Há dias, enquanto dialogava informalmente com uma insónia, lembrei-me de dois colegas do 6º ano: o Marco e o Rui.
O Marco tinha um método imbatível para terminar as lutas no recreio, enchendo gratuitamente ambos os participantes de porrada até o festival acabar. Quer por desistência dos combatentes. Quer por intervenção externa (funcionárias da escola, popularmente chamadas de contínuas). Quando alcançasse a idade exigida, era sua obsessão ter uma Kawasaki Ninja verde, cor alinhada com a sua tendência clubística, outra das obsessões.
Ao Rui, como tinha óculos da marca Galileu, chamavam-lhe Galileu. Lógica simples. Não subtraía trocos aos colegas por uma questão de ética inconsciente. Embora, por mais que uma vez, a tentação tivesse levado a melhor, vendo-se inoportunamente na pose de pertences que a ele não lhe pertenciam. Chegou também a gravar tentativas de “apontamentos” para ouvir no Walkman em pleno teste. Um fiasco.

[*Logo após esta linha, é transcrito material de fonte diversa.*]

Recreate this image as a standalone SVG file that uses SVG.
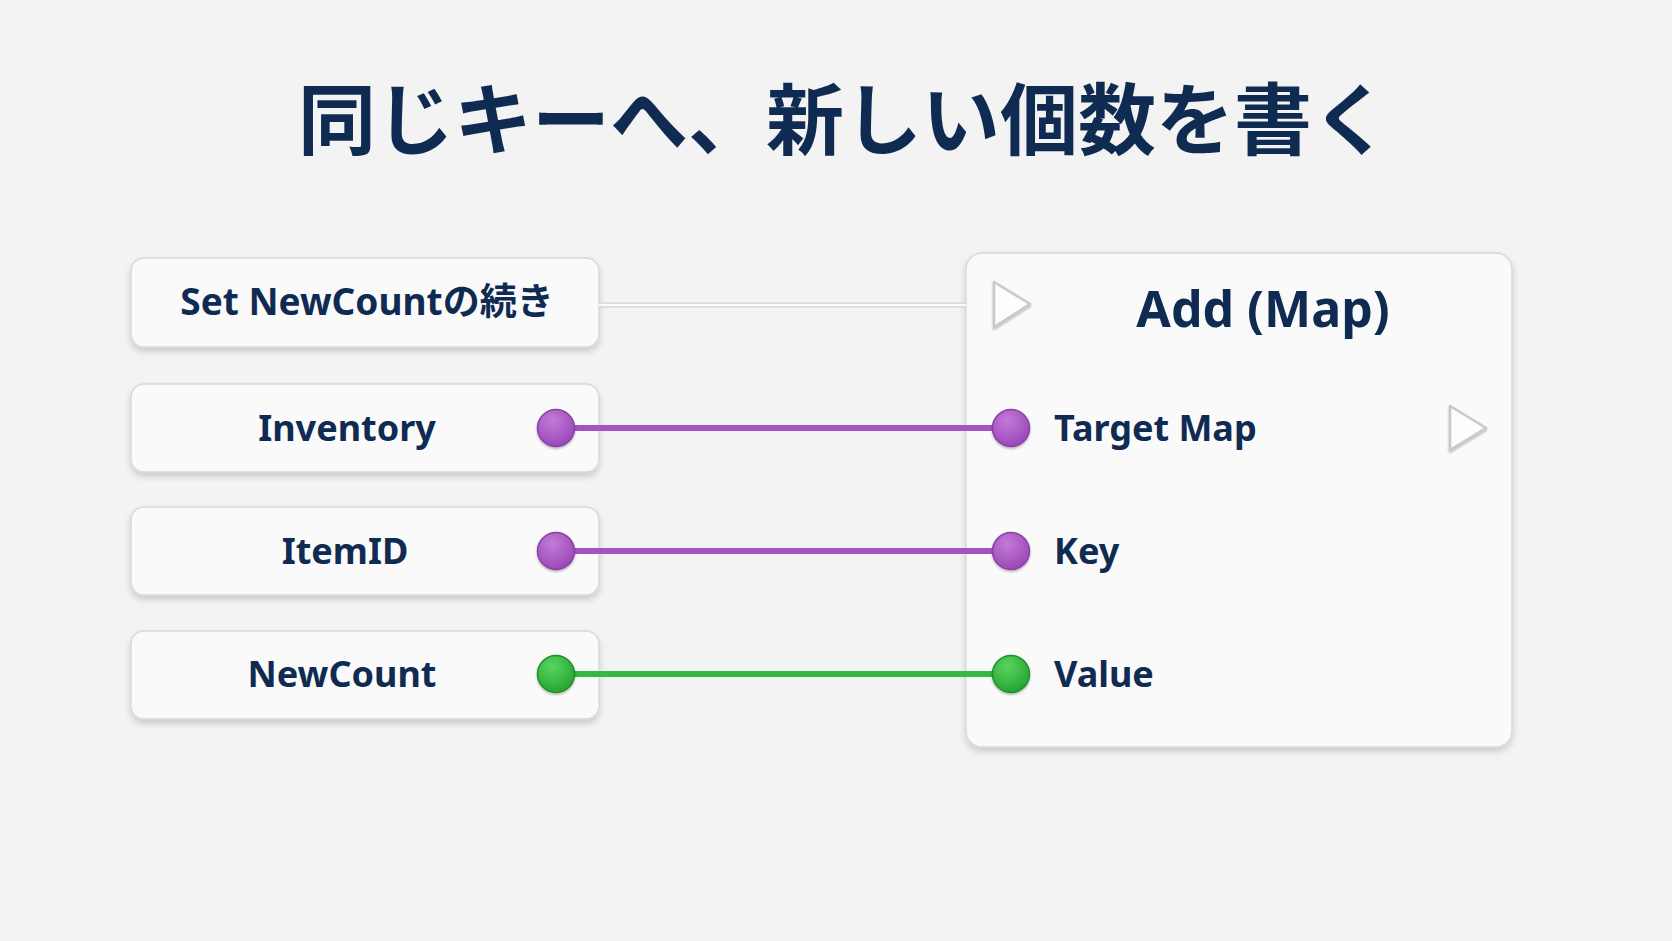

Ambos apresentavam com orgulho um ligeiro buço e partilhavam a qualidade de repetentes. Como eram mais velhos, inferia-se que existiam certas matérias da vida nas quais eram especialistas ou experimentados. Ora, algures naquelas cabeças, essa expertise tinha de ser concretizada com uma nota apresentável no teste de Ciências da Terra e da Vida (CêTêVê), quando se passou pelo capítulo respeitante à reprodução sexual. O desempenho no dito teste foi positivo, porque "fiquem lá vocês com os números que de ғоdɑ e de соnɑ percebo eu…". Foram ovacionados por até nos termos androceu e gineceu terem acertado.
Depois deste sucesso e a validação perante os colegas alcançada, voltaram ao ciclo de cábulas onde o êxito lhes era esquivo. Ser repetente também dava um certo estatuto na escola. Um estatuto pouco recomendado e de respeito fugaz pois iam ficando para trás.